Dataset extract
=======
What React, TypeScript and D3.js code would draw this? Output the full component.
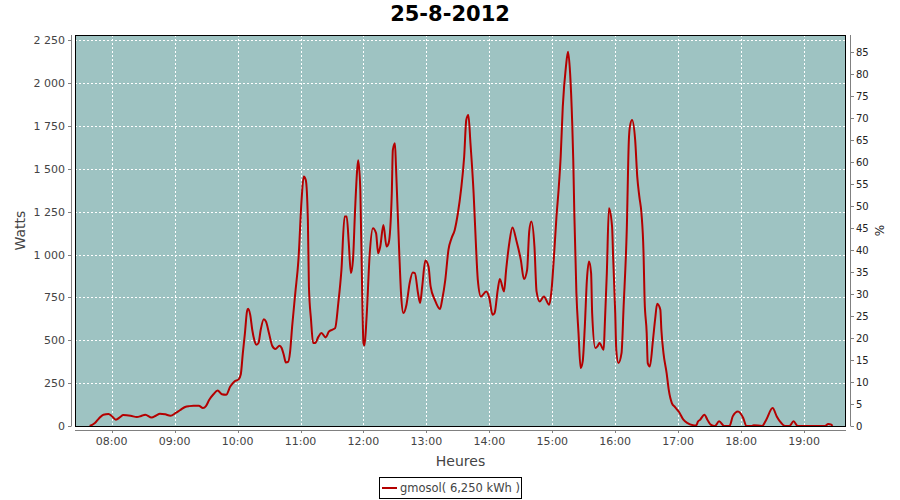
import React from 'react';
import * as d3 from 'd3';

// ---- data ----
const times: string[] = [
  "07:39","07:44","07:48","07:52","07:57","08:00","08:04","08:08","08:11","08:18",
  "08:24","08:28","08:32","08:38","08:42","08:46","08:51","08:56","09:01","09:05",
  "09:10","09:14","09:18","09:23","09:27","09:30","09:33","09:37","09:41","09:45",
  "09:49","09:53","09:57","10:01","10:03","10:05","10:07","10:09","10:10","10:12",
  "10:14","10:16","10:18","10:20","10:22","10:25","10:27","10:30","10:33","10:36",
  "10:40","10:42","10:44","10:46","10:48","10:50","10:52","10:55","10:58","11:01",
  "11:03","11:05","11:07","11:08","11:10","11:12","11:14","11:17","11:20","11:24",
  "11:27","11:30","11:33","11:36","11:39","11:42","11:44","11:46","11:48","11:50",
  "11:52","11:54","11:55","11:57","11:59","12:00","12:01","12:03","12:06","12:09",
  "12:12","12:14","12:16","12:19","12:22","12:24","12:27","12:28","12:30","12:31",
  "12:34","12:36","12:38","12:41","12:44","12:47","12:49","12:52","12:54","12:56",
  "12:59","13:02","13:04","13:08","13:13","13:15","13:18","13:21","13:24","13:27",
  "13:30","13:33","13:36","13:38","13:40","13:42","13:45","13:47","13:49","13:52",
  "13:57","14:00","14:03","14:05","14:08","14:10","14:14","14:16","14:19","14:22",
  "14:26","14:30","14:33","14:36","14:38","14:40","14:43","14:45","14:48","14:52",
  "14:57","14:59","15:02","15:04","15:06","15:08","15:10","15:13","15:15","15:17",
  "15:19","15:20","15:21","15:23","15:25","15:27","15:29","15:31","15:33","15:35",
  "15:37","15:38","15:41","15:43","15:45","15:49","15:50","15:52","15:54","15:57",
  "15:58","16:00","16:01","16:03","16:06","16:08","16:11","16:13","16:14","16:16",
  "16:19","16:21","16:23","16:25","16:27","16:28","16:30","16:31","16:33","16:36",
  "16:38","16:40","16:43","16:44","16:46","16:49","16:51","16:54","16:57","17:01",
  "17:05","17:09","17:14","17:17","17:19","17:21","17:25","17:28","17:31","17:35",
  "17:39","17:44","17:49","17:52","17:57","18:02","18:05","18:10","18:12","18:20",
  "18:24","18:30","18:34","18:37","18:42","18:46","18:50","18:54","19:20","19:23",
  "19:26","19:27"
];
const watts: number[] = [
  0,17,45,66,70,58,37,52,64,60,
  52,58,66,50,60,72,68,60,76,92,
  111,116,118,118,105,118,153,185,207,185,
  182,230,260,272,300,425,542,670,684,650,
  560,500,474,485,560,623,610,540,468,449,
  468,455,416,371,373,430,580,775,969,1319,
  1455,1435,1202,814,620,484,484,520,542,517,
  550,561,571,717,911,1222,1222,1067,892,969,
  1261,1494,1550,1377,697,484,470,639,1008,1154,
  1125,1008,1047,1173,1047,1067,1358,1610,1649,1513,
  1027,755,659,707,833,895,892,775,717,814,
  965,930,814,736,682,736,853,1027,1096,1144,
  1241,1377,1571,1785,1814,1649,1358,1086,853,755,
  785,746,649,659,794,857,785,911,1067,1158,
  1076,969,857,911,1134,1193,1047,785,726,755,
  707,775,1027,1222,1377,1571,1862,2096,2183,2057,
  1766,1552,1241,775,542,338,377,580,853,959,
  892,659,455,464,484,445,580,892,1271,1163,
  988,659,445,367,425,697,1144,1669,1746,1785,
  1669,1455,1338,1241,1008,736,542,367,347,503,
  620,713,678,561,425,309,212,134,110,80,
  37,17,5,3,27,37,66,35,8,0,
  27,0,0,56,85,47,0,0,5,0,
  37,105,56,27,0,0,27,0,0,12,
  8,0
];
const leftTicks: number[] = [0, 250, 500, 750, 1000, 1250, 1500, 1750, 2000, 2250];
const rightTicks: number[] = [0,5,10,15,20,25,30,35,40,45,50,55,60,65,70,75,80,85];
const hourTicks: string[] = ["08:00","09:00","10:00","11:00","12:00","13:00","14:00","15:00","16:00","17:00","18:00","19:00"];
const xStart = "07:25";
const xEnd = "19:40";
const wattsMax = 2281;
const pctMax = 88.9;
const titleText = "25-8-2012";
const seriesLabel = "gmosol( 6,250 kWh )";

const W = 900, H = 500;
const P = { left: 75, right: 846, top: 35, bottom: 426 };
const FONT = "'DejaVu Sans', sans-serif";

function toMin(s: string): number {
  const [h, m] = s.split(':').map(Number);
  return h * 60 + m;
}

export default function App() {
  const x = d3.scaleLinear().domain([toMin(xStart), toMin(xEnd)]).range([P.left, P.right]);
  const y = d3.scaleLinear().domain([0, wattsMax]).range([P.bottom, P.top]);
  const yR = d3.scaleLinear().domain([0, pctMax]).range([P.bottom, P.top]);
  const line = d3.line<number>()
    .x((_, i) => x(toMin(times[i])))
    .y(d => y(d))
    .curve(d3.curveMonotoneX);
  const fmt = (v: number) => d3.format(",")(v).replace(/,/g, ' ');
  const axisCol = '#808080';
  const textCol = '#444444';

  return (
    <div style={{ position: 'absolute', left: 0, top: 0 }}>
      <svg width={W} height={H} style={{ display: 'block', background: '#fff' }}>
        <text x={450} y={21} textAnchor="middle" fontFamily={FONT} fontWeight="bold" fontSize={21} fill="#000">{titleText}</text>
        {/* plot background */}
        <rect x={P.left} y={P.top} width={P.right - P.left} height={P.bottom - P.top} fill="#9ec3c2" />
        {/* grid */}
        {leftTicks.map(v => (
          <line key={'gh' + v} x1={P.left} x2={P.right} y1={Math.round(y(v)) + 0.5} y2={Math.round(y(v)) + 0.5}
            stroke="#fff" strokeWidth={1} strokeDasharray="2,2" />
        ))}
        {hourTicks.map(t => (
          <line key={'gv' + t} x1={Math.round(x(toMin(t))) + 0.5} x2={Math.round(x(toMin(t))) + 0.5} y1={P.top} y2={P.bottom}
            stroke="#fff" strokeWidth={1} strokeDasharray="2,2" />
        ))}
        {/* series */}
        <defs>
          <clipPath id="clipPlot">
            <rect x={P.left} y={P.top} width={P.right - P.left} height={P.bottom - P.top} />
          </clipPath>
        </defs>
        <path d={line(watts) || ''} fill="none" stroke="#b40000" strokeWidth={2} strokeLinejoin="round" clipPath="url(#clipPlot)" />
        {/* plot border */}
        <rect x={P.left + 0.5} y={P.top + 0.5} width={P.right - P.left - 1} height={P.bottom - P.top} fill="none" stroke="#000" strokeWidth={1} />
        {/* left axis */}
        <line x1={71.5} x2={71.5} y1={P.top} y2={P.bottom} stroke={axisCol} />
        {leftTicks.map(v => (
          <g key={'lt' + v}>
            <line x1={68} x2={71.5} y1={Math.round(y(v)) + 0.5} y2={Math.round(y(v)) + 0.5} stroke={axisCol} />
            <text x={65} y={y(v) + 4} textAnchor="end" fontFamily={FONT} fontSize={11} fill={textCol}>{fmt(v)}</text>
          </g>
        ))}
        <text transform={`translate(25,${(P.top + P.bottom) / 2}) rotate(-90)`} textAnchor="middle"
          fontFamily={FONT} fontSize={14} fill={textCol}>Watts</text>
        {/* right axis */}
        <line x1={850.5} x2={850.5} y1={P.top} y2={P.bottom} stroke={axisCol} />
        {rightTicks.map(v => (
          <g key={'rt' + v}>
            <line x1={850.5} x2={854} y1={Math.round(yR(v)) + 0.5} y2={Math.round(yR(v)) + 0.5} stroke={axisCol} />
            <text x={856} y={yR(v) + 4} textAnchor="start" fontFamily={FONT} fontSize={10} fill="#222">{v}</text>
          </g>
        ))}
        <text transform={`translate(884,${(P.top + P.bottom) / 2}) rotate(-90)`} textAnchor="middle"
          fontFamily={FONT} fontSize={12} fill="#222">%</text>
        {/* bottom axis */}
        <line x1={P.left} x2={P.right} y1={430.5} y2={430.5} stroke={axisCol} />
        {hourTicks.map(t => (
          <g key={'bt' + t}>
            <line x1={Math.round(x(toMin(t))) + 0.5} x2={Math.round(x(toMin(t))) + 0.5} y1={430.5} y2={433} stroke={axisCol} />
            <text x={x(toMin(t))} y={445} textAnchor="middle" fontFamily={FONT} fontSize={11} fill={textCol}>{t}</text>
          </g>
        ))}
        <text x={(P.left + P.right) / 2} y={466} textAnchor="middle" fontFamily={FONT} fontSize={14} fill={textCol}>Heures</text>
        {/* legend */}
        <rect x={379.5} y={477.5} width={142} height={21} fill="#fff" stroke="#000" />
        <line x1={382} x2={397} y1={488} y2={488} stroke="#b40000" strokeWidth={2} />
        <text x={400} y={492} fontFamily={FONT} fontSize={11.5} fill={textCol}>{seriesLabel}</text>
      </svg>
    </div>
  );
}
=======
Set exercise
Omit the pictures, then repeat exactly each line from the beginning of the listing through the line with "import * as d3 from 'd3';".

Solution for this task
What React, TypeScript and D3.js code would draw this? Output the full component.
import React from 'react';
import * as d3 from 'd3';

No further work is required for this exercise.